Recent results show that “Jill” has a personality: she is conscientious, optimistic, and resilient, three traits often associated with effective teaching. These findings also indicate that interactions with “Jill” enhance student engagement that is often strongly co-related with student performance. This is because “Jill” provides more timely answers to student questions.
Virtual teaching assistants as illustrated by “Jill” were recently recognized as one of the most transformative technologies to impact college within the past 50 years by The Chronicle of Higher Education (Myers and Lusk 2016).
The “Jill Watson” experiment, which utilized IBM’s Watson system as a basis for an artificially intelligent teaching assistant called “Jill”, was widely hailed as a breakthrough in both AI and educational technology.
But for all her success, “Jill” is a question-and- answer tutor. The opportunity now exists to augment “Jill’s” skills to handle other tasks that are associated with personalized learning, allowing advisors to go beyond scheduling and keeping students on the path of timely completion of degrees to become powerful partners in learning. A multifunction virtual tutor can be deployed to advisors, coaches, and even mentors located in a Georgia Tech atrium™, as described in Initiative 5 below.
Using such facilities, trained specialists can deliver personalized learning services. The platform for these services is an AI-enabled personalized learning system. Such a system must be able to answer questions effectively and with a human touch. The system must also help design formative assessments, be a cognitive tutor, and provide metacognitive tutoring capabilities. The development of such a tutor will require advances in human-centered AI and the ability to apply it to specific domains.
In the near term, AI-based platforms for mastery learning, which have been tested across subject matter and student populations for more than thirty five years, can be married to online and adaptive learning platforms. These platforms, due to their ability to provide flexible learning, remove time as a critical variable to learning. Georgia Tech will explore these effective learning methodologies to raise general levels of achievement to those normally associated with the upper 10 percent of learners.
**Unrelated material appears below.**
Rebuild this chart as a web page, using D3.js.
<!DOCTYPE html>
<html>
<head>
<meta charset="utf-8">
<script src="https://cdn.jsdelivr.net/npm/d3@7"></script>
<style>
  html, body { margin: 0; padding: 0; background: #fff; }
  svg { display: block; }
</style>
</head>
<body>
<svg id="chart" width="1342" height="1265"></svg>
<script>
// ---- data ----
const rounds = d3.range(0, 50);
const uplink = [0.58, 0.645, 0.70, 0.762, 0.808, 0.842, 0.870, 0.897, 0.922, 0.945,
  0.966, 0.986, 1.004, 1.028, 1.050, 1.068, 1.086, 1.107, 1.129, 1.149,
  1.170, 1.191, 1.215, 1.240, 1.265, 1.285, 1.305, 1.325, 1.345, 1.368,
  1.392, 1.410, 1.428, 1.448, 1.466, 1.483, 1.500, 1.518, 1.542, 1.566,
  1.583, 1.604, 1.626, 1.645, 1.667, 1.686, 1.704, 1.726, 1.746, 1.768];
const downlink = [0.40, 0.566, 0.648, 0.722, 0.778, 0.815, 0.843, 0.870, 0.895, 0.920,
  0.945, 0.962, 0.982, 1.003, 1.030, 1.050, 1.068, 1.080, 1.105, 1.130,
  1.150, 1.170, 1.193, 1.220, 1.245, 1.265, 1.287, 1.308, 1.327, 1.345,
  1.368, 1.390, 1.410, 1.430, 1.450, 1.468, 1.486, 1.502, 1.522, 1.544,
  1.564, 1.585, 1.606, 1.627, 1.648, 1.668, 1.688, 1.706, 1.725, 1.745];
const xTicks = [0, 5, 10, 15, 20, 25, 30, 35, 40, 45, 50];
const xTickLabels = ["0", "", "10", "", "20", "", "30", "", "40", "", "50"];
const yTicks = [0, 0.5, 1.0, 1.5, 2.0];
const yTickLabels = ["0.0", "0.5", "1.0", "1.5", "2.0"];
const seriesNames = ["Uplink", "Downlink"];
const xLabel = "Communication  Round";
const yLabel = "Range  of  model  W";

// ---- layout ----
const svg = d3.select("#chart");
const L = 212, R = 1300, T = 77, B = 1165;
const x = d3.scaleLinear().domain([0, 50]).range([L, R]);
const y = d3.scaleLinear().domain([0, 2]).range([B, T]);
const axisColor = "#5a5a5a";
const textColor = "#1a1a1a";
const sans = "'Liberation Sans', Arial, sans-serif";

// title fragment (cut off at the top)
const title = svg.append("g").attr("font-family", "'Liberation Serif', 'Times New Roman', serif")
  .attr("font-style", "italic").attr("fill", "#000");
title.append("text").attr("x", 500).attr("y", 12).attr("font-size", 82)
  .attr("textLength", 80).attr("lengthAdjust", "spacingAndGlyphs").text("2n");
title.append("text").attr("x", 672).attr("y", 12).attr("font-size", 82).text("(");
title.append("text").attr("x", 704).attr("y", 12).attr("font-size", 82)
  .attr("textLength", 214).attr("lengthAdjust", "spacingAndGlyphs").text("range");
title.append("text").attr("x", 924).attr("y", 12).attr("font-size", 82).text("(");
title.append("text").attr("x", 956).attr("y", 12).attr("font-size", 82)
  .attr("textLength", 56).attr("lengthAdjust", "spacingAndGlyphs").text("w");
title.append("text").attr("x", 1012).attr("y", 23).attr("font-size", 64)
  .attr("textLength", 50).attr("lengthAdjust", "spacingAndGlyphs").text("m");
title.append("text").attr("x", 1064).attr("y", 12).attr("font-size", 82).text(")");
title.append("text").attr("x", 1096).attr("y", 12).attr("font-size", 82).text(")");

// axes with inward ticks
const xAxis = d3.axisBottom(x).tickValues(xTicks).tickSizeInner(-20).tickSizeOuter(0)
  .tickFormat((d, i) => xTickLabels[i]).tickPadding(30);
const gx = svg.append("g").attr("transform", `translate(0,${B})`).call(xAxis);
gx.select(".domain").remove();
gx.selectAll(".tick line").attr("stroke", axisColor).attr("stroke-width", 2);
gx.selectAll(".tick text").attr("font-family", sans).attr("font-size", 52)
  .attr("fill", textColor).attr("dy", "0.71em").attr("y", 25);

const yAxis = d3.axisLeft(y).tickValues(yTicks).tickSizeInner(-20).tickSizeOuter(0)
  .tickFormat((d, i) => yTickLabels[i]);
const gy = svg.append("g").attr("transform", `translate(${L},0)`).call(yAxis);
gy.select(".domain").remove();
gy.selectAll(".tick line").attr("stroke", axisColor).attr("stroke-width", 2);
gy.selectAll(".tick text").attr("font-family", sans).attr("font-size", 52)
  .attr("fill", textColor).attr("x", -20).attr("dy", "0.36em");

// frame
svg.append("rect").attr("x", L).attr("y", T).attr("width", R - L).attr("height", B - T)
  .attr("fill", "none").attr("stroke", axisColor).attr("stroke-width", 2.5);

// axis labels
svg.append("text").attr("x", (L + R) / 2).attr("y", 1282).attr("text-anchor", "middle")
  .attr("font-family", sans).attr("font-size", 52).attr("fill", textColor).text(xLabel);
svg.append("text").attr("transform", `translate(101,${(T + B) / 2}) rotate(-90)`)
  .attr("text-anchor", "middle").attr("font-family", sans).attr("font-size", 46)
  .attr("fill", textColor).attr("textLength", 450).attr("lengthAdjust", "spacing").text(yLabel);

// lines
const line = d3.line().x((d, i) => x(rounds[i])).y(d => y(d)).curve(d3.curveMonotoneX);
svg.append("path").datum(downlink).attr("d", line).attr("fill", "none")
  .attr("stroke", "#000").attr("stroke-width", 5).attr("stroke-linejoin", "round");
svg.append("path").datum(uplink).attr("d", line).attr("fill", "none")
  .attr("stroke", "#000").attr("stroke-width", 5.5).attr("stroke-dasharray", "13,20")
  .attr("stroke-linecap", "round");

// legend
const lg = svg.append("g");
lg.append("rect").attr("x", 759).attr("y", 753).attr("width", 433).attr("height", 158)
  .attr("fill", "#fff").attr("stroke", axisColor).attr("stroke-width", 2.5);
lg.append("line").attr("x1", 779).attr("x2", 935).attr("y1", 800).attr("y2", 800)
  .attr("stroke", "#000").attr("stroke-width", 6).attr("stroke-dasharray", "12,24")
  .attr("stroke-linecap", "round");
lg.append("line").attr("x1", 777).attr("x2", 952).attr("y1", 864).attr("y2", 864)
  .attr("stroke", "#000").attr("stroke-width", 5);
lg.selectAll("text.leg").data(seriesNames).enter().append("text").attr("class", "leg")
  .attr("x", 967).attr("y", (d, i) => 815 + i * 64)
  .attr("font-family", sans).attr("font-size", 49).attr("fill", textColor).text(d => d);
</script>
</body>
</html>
The Commission recommends pilot projects to test appropriate adaptive learning platforms that can be customized by instructional faculty. Some of these experiments may include interactive books, interactive videos, and AI agents like “Jill Watson” for many Georgia Tech classes, especially large, bottlenecked, remedial, and/or online classes. Some of these adaptive learning platforms can also be transferred to pre-college and post-graduate education.
To keep ahead of fast-moving innovation elsewhere, the Commission recommends that Georgia Tech develop a multifunctional virtual tutor that can combine cognitive and metacognitive tutoring tasks normally associated with human teachers, such as coaching on open-ended projects and critical thinking development. Such a tutor can be available in the next two to five years. A multifunctional tutor will push the envelope on personalized learning by tailoring the kind of assistance to the needs of individual students, offering formative assessment and metacognitive tutoring based on individual progress, and providing contexts for other functions. For example, a “Jill Watson”–like AI agent operating as part of a virtual multifunctional tutor would be able to answer more complex questions about concepts taught by the cognitive tutors.
In the longer term (up to fifteen years), the development of a multifunctional virtual tutor fully capable of supporting personalized learning at scale would require interactive AI agents whose interactions with humans use cognitive models of humans and contextual knowledge to enhance the quality of the human-AI interactions. Human-centered AI focuses on developing interactive agents that can live, work, play, and learn with humans.